# Your task
Locate each line below that includes "page" and reproduce it.
◆ ◆ ◆ ◆
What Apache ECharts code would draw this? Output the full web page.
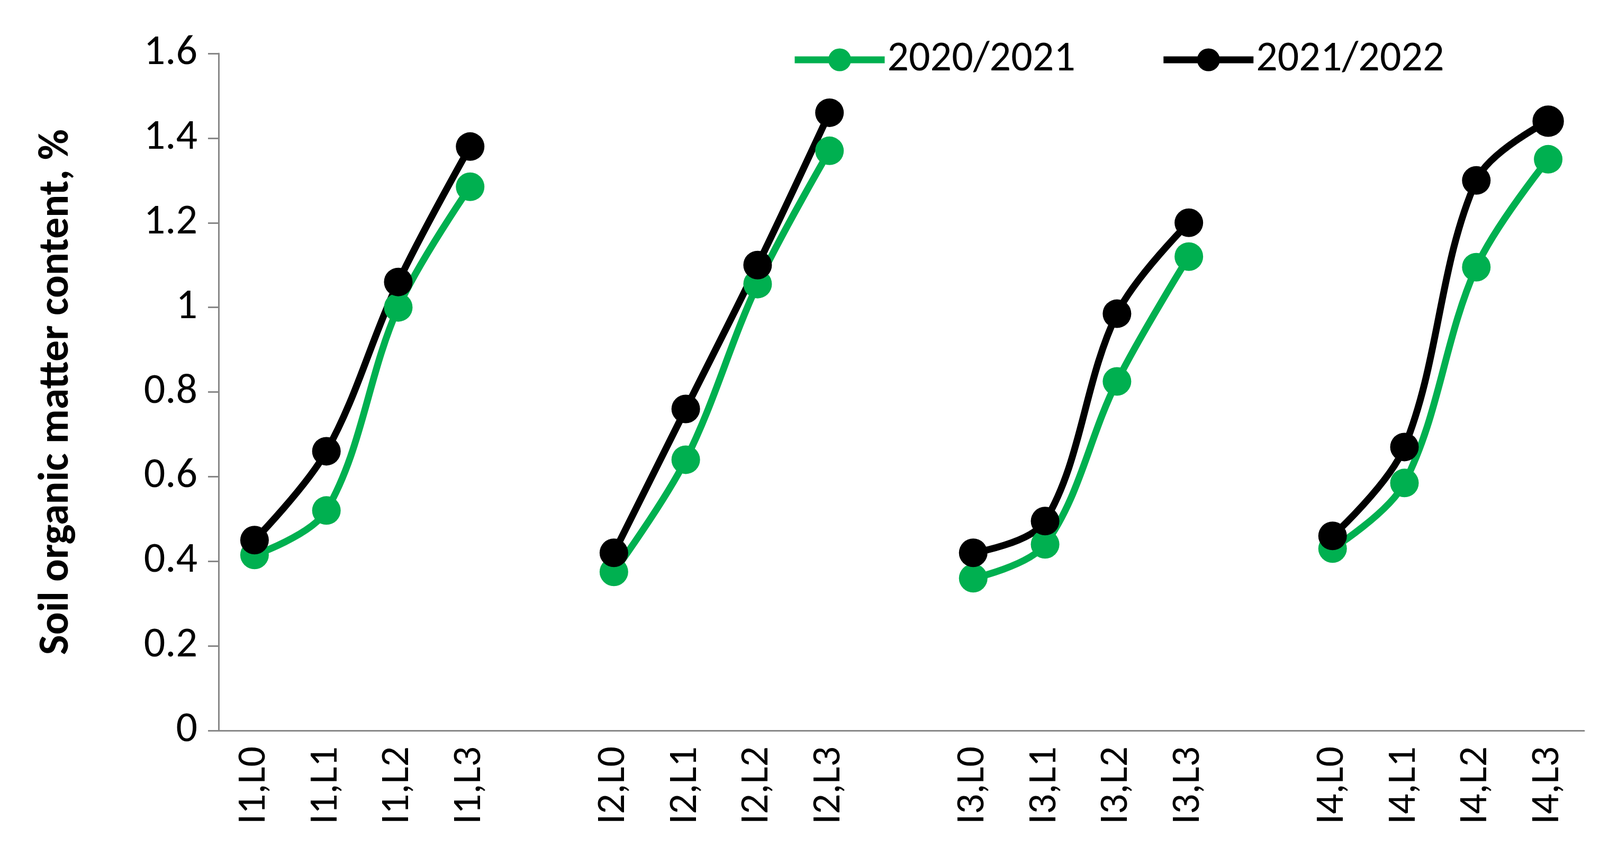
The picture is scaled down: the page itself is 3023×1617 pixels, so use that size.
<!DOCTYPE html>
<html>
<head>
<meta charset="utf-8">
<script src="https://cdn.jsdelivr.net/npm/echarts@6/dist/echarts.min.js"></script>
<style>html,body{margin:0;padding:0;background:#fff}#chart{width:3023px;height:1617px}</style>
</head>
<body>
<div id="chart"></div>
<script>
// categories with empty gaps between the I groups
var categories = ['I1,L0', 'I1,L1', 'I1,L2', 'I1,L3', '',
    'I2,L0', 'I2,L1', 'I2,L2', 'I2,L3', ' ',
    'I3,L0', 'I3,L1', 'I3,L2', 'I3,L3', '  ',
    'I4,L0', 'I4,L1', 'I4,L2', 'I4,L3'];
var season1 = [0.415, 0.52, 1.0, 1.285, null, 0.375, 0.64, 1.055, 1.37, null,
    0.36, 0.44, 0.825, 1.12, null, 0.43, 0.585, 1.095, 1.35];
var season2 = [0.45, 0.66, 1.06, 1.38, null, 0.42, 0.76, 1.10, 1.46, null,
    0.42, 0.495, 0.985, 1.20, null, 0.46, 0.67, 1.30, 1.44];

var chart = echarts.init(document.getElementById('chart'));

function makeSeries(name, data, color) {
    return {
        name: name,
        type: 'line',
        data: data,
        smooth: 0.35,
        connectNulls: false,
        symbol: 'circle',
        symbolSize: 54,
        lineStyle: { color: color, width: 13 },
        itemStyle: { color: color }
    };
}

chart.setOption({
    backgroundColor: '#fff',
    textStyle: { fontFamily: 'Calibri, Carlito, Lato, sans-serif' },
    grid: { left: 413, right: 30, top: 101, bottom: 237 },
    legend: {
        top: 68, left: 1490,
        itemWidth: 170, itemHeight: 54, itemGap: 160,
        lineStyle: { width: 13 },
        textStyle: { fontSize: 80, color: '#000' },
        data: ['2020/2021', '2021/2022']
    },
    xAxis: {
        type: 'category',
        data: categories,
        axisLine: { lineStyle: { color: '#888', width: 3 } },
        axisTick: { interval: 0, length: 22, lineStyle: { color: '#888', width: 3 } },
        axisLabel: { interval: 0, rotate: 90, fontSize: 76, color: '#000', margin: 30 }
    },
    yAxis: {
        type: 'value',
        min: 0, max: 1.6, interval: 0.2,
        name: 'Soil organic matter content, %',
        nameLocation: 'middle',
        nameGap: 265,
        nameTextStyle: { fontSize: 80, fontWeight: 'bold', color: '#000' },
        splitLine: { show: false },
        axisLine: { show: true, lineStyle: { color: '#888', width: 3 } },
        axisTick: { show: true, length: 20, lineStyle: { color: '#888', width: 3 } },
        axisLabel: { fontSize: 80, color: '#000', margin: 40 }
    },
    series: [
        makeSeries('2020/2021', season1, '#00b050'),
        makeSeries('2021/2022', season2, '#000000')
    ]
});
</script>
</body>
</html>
◆ ◆ ◆ ◆
# The reply
What Apache ECharts code would draw this? Output the full web page.
The picture is scaled down: the page itself is 3023×1617 pixels, so use that size.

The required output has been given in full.